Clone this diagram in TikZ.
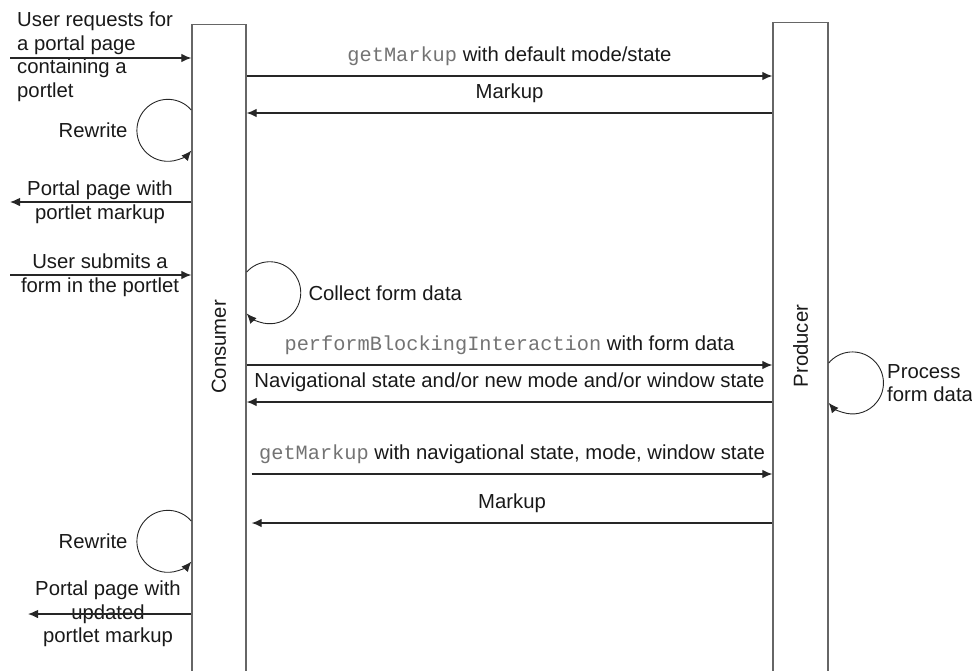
\documentclass[tikz,border=0pt]{standalone}
\usepackage{fontspec}
\setmainfont{Liberation Sans}
\setmonofont{Liberation Mono}
\usepackage{xcolor}
\usetikzlibrary{arrows.meta}

\newcommand{\wsrpcall}[1]{{\ttfamily\color{black!55}#1}}

\begin{document}
\begin{tikzpicture}[
  x=1pt, y=-1pt,
  font=\fontsize{20.3}{23.5}\selectfont,
  every node/.style={text=black!90},
  lifeline/.style={draw=black!60, line width=1.4pt, anchor=north,
                   minimum width=54pt, minimum height=700pt, inner sep=0pt},
  msg/.style={-{Latex[length=10pt, width=8.5pt]}, line width=1.1pt, black!85},
  loop/.style={msg, line width=0.9pt},
  note/.style={align=center, inner sep=1pt},
  lead/.style={midway, yshift=20pt},
]
\useasboundingbox (0,0) rectangle (972,670);
\clip (0,0) rectangle (972,670);

\node[lifeline] (consumer) at (219,24) {};
\node[lifeline, minimum width=55pt] (producer) at (800.5,22) {};
\node[rotate=90] (consumername) at (219,347) {Consumer};
\node[rotate=90] (producername) at (800.5,346) {Producer};

\coordinate (pagein) at (10,58);
\node[note, anchor=west, align=left] (request) at (16,57) {User requests for\\a portal page\\containing a\\portlet};
\draw[msg] (pagein) -- (consumer.west |- pagein);

\draw[msg] (consumer.east |- 0,76) -- node[lead] {\wsrpcall{getMarkup} with default mode/state} (producer.west |- 0,76);
\draw[msg] (producer.west |- 0,113) -- node[lead] {Markup} (consumer.east |- 0,113);

\draw[loop] (consumer.west |- 0,110) arc[start angle=-41, end angle=-319, radius=31];
\node[anchor=east] (rewrite) at (131,130) {Rewrite};

\coordinate (pageout) at (10,202);
\node[note] (portalpage) at (100,202) {Portal page with\\portlet markup};
\draw[msg] (consumer.west |- pageout) -- (pageout);

\coordinate (formin) at (10,275);
\node[note] (submit) at (100,275) {User submits a\\form in the portlet};
\draw[msg] (formin) -- (consumer.west |- formin);

\draw[loop] (consumer.east |- 0,272) arc[start angle=-138, end angle=138, radius=31];
\node[anchor=west] (collect) at (305,293) {Collect form data};

\draw[msg] (consumer.east |- 0,365) -- node[lead] {\wsrpcall{performBlockingInteraction} with form data} (producer.west |- 0,365);
\draw[msg] (producer.west |- 0,402) -- node[lead] {Navigational state and/or new mode and/or window state} (consumer.east |- 0,402);

\draw[loop] (producer.east |- 0,363) arc[start angle=-140, end angle=140, radius=31];
\node[note, anchor=west, align=left] (process) at (886,383) {Process\\form data};

\draw[msg] ([xshift=5pt]consumer.east |- 0,474) -- node[lead] {\wsrpcall{getMarkup} with navigational state, mode, window state} (producer.west |- 0,474);
\draw[msg] (producer.west |- 0,523) -- node[lead] {Markup} ([xshift=5pt]consumer.east |- 0,523);

\draw[loop] (consumer.west |- 0,521) arc[start angle=-41, end angle=-319, radius=31];
\node[anchor=east] (rewriteagain) at (131,541) {Rewrite};

\coordinate (updatedout) at (28,614);
\node[note] (updatedpage) at (108,614) {Portal page with\\updated\\portlet markup};
\draw[msg] (consumer.west |- updatedout) -- (updatedout);
\end{tikzpicture}
\end{document}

● ● ●

▶ **What you have to do**:
Copy the listing in full and without alteration, omitting every picture.

▶ **Result**:
Clone this diagram in TikZ.
\documentclass[tikz,border=0pt]{standalone}
\usepackage{fontspec}
\setmainfont{Liberation Sans}
\setmonofont{Liberation Mono}
\usepackage{xcolor}
\usetikzlibrary{arrows.meta}

\newcommand{\wsrpcall}[1]{{\ttfamily\color{black!55}#1}}

\begin{document}
\begin{tikzpicture}[
  x=1pt, y=-1pt,
  font=\fontsize{20.3}{23.5}\selectfont,
  every node/.style={text=black!90},
  lifeline/.style={draw=black!60, line width=1.4pt, anchor=north,
                   minimum width=54pt, minimum height=700pt, inner sep=0pt},
  msg/.style={-{Latex[length=10pt, width=8.5pt]}, line width=1.1pt, black!85},
  loop/.style={msg, line width=0.9pt},
  note/.style={align=center, inner sep=1pt},
  lead/.style={midway, yshift=20pt},
]
\useasboundingbox (0,0) rectangle (972,670);
\clip (0,0) rectangle (972,670);

\node[lifeline] (consumer) at (219,24) {};
\node[lifeline, minimum width=55pt] (producer) at (800.5,22) {};
\node[rotate=90] (consumername) at (219,347) {Consumer};
\node[rotate=90] (producername) at (800.5,346) {Producer};

\coordinate (pagein) at (10,58);
\node[note, anchor=west, align=left] (request) at (16,57) {User requests for\\a portal page\\containing a\\portlet};
\draw[msg] (pagein) -- (consumer.west |- pagein);

\draw[msg] (consumer.east |- 0,76) -- node[lead] {\wsrpcall{getMarkup} with default mode/state} (producer.west |- 0,76);
\draw[msg] (producer.west |- 0,113) -- node[lead] {Markup} (consumer.east |- 0,113);

\draw[loop] (consumer.west |- 0,110) arc[start angle=-41, end angle=-319, radius=31];
\node[anchor=east] (rewrite) at (131,130) {Rewrite};

\coordinate (pageout) at (10,202);
\node[note] (portalpage) at (100,202) {Portal page with\\portlet markup};
\draw[msg] (consumer.west |- pageout) -- (pageout);

\coordinate (formin) at (10,275);
\node[note] (submit) at (100,275) {User submits a\\form in the portlet};
\draw[msg] (formin) -- (consumer.west |- formin);

\draw[loop] (consumer.east |- 0,272) arc[start angle=-138, end angle=138, radius=31];
\node[anchor=west] (collect) at (305,293) {Collect form data};

\draw[msg] (consumer.east |- 0,365) -- node[lead] {\wsrpcall{performBlockingInteraction} with form data} (producer.west |- 0,365);
\draw[msg] (producer.west |- 0,402) -- node[lead] {Navigational state and/or new mode and/or window state} (consumer.east |- 0,402);

\draw[loop] (producer.east |- 0,363) arc[start angle=-140, end angle=140, radius=31];
\node[note, anchor=west, align=left] (process) at (886,383) {Process\\form data};

\draw[msg] ([xshift=5pt]consumer.east |- 0,474) -- node[lead] {\wsrpcall{getMarkup} with navigational state, mode, window state} (producer.west |- 0,474);
\draw[msg] (producer.west |- 0,523) -- node[lead] {Markup} ([xshift=5pt]consumer.east |- 0,523);

\draw[loop] (consumer.west |- 0,521) arc[start angle=-41, end angle=-319, radius=31];
\node[anchor=east] (rewriteagain) at (131,541) {Rewrite};

\coordinate (updatedout) at (28,614);
\node[note] (updatedpage) at (108,614) {Portal page with\\updated\\portlet markup};
\draw[msg] (consumer.west |- updatedout) -- (updatedout);
\end{tikzpicture}
\end{document}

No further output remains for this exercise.